**Task instructions**
Starting at the first line of the listing below, repeat each line up to and including the one containing "neutral = 50". Leave out pictures.

**Available data**
* begin *
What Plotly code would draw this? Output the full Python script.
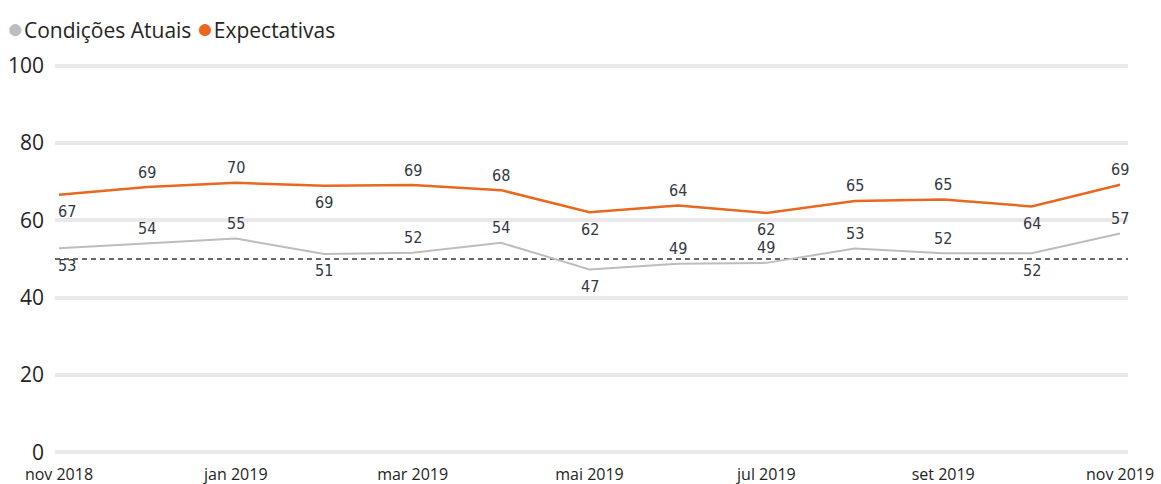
import plotly.graph_objects as go

# Meses (nov 2018 - nov 2019)
months = ["nov 2018", "dez 2018", "jan 2019", "fev 2019", "mar 2019", "abr 2019", "mai 2019",
          "jun 2019", "jul 2019", "ago 2019", "set 2019", "out 2019", "nov 2019"]
tick_months = ["nov 2018", "jan 2019", "mar 2019", "mai 2019", "jul 2019", "set 2019", "nov 2019"]

# Índices
expectativas = [66.6, 68.6, 69.7, 68.9, 69.1, 67.8, 62.1, 63.8, 61.9, 65.0, 65.4, 63.6, 69.2]
condicoes_atuais = [52.8, 54.1, 55.3, 51.3, 51.6, 54.2, 47.3, 48.8, 49.0, 52.7, 51.5, 51.5, 56.6]

# linha de referência (neutro)
neutral = 50

# posição do rótulo: 1 = acima, -1 = abaixo
side_exp = [-1, 1, 1, -1, 1, 1, -1, 1, -1, 1, 1, -1, 1]
side_cond = [-1, 1, 1, -1, 1, 1, -1, 1, 1, 1, 1, -1, 1]

orange = "#E8681E"
gray = "#BDBDBD"
label_font = dict(family="DejaVu Sans Condensed", size=16, color="#333842")

fig = go.Figure()

fig.add_hline(y=neutral, line=dict(color="#666666", width=2, dash="5px,4px"), layer="below")

fig.add_trace(go.Scatter(
    x=months, y=condicoes_atuais, name="Condições Atuais",
    mode="lines", line=dict(color=gray, width=2), showlegend=False,
))
fig.add_trace(go.Scatter(
    x=months, y=expectativas, name="Expectativas",
    mode="lines", line=dict(color=orange, width=2.5), showlegend=False,
))

# rótulos de dados
for series, sides in [(condicoes_atuais, side_cond), (expectativas, side_exp)]:
    for i, (m, v, s) in enumerate(zip(months, series, sides)):
        fig.add_annotation(
            x=m, y=v, text=f"{v:.0f}", showarrow=False,
            yshift=15 if s > 0 else -17, xshift=8 if i == 0 else 0,
            font=label_font,
        )

# legenda manual
fig.add_annotation(
    xref="paper", yref="paper", x=-0.047, y=1.095, xanchor="left", yanchor="middle",
    showarrow=False,
    text=(f"<span style='color:{gray};font-size:28px'>●</span>Condições Atuais "
          f"<span style='color:{orange};font-size:28px'>●</span>Expectativas"),
    font=dict(family="Open Sans", size=21, color="#252423"),
)

fig.update_layout(
    width=1161, height=484,
    margin=dict(l=55, r=33, t=64, b=30),
    paper_bgcolor="white", plot_bgcolor="white",
    xaxis=dict(
        type="category", categoryorder="array", categoryarray=months,
        tickvals=tick_months, ticktext=tick_months,
        range=[-0.045, 12.09], showgrid=False, zeroline=False, ticks="",
        tickfont=dict(family="Open Sans", size=16, color="#252423"),
        ticklabelstandoff=9, automargin=False,
    ),
    yaxis=dict(
        range=[-0.4, 100.4], tickvals=[0, 20, 40, 60, 80, 100],
        showgrid=True, gridcolor="#E9E9E9", gridwidth=3.5, zeroline=False,
        tickfont=dict(family="Open Sans", size=21, color="#252423"),
        ticks="", ticklabelstandoff=10, automargin=False,
    ),
)

fig.write_html("out.html", config={"displayModeBar": False},
               post_script="document.body.style.margin='0';")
* end *
**Exercise answer**
What Plotly code would draw this? Output the full Python script.
import plotly.graph_objects as go

# Meses (nov 2018 - nov 2019)
months = ["nov 2018", "dez 2018", "jan 2019", "fev 2019", "mar 2019", "abr 2019", "mai 2019",
          "jun 2019", "jul 2019", "ago 2019", "set 2019", "out 2019", "nov 2019"]
tick_months = ["nov 2018", "jan 2019", "mar 2019", "mai 2019", "jul 2019", "set 2019", "nov 2019"]

# Índices
expectativas = [66.6, 68.6, 69.7, 68.9, 69.1, 67.8, 62.1, 63.8, 61.9, 65.0, 65.4, 63.6, 69.2]
condicoes_atuais = [52.8, 54.1, 55.3, 51.3, 51.6, 54.2, 47.3, 48.8, 49.0, 52.7, 51.5, 51.5, 56.6]

# linha de referência (neutro)
neutral = 50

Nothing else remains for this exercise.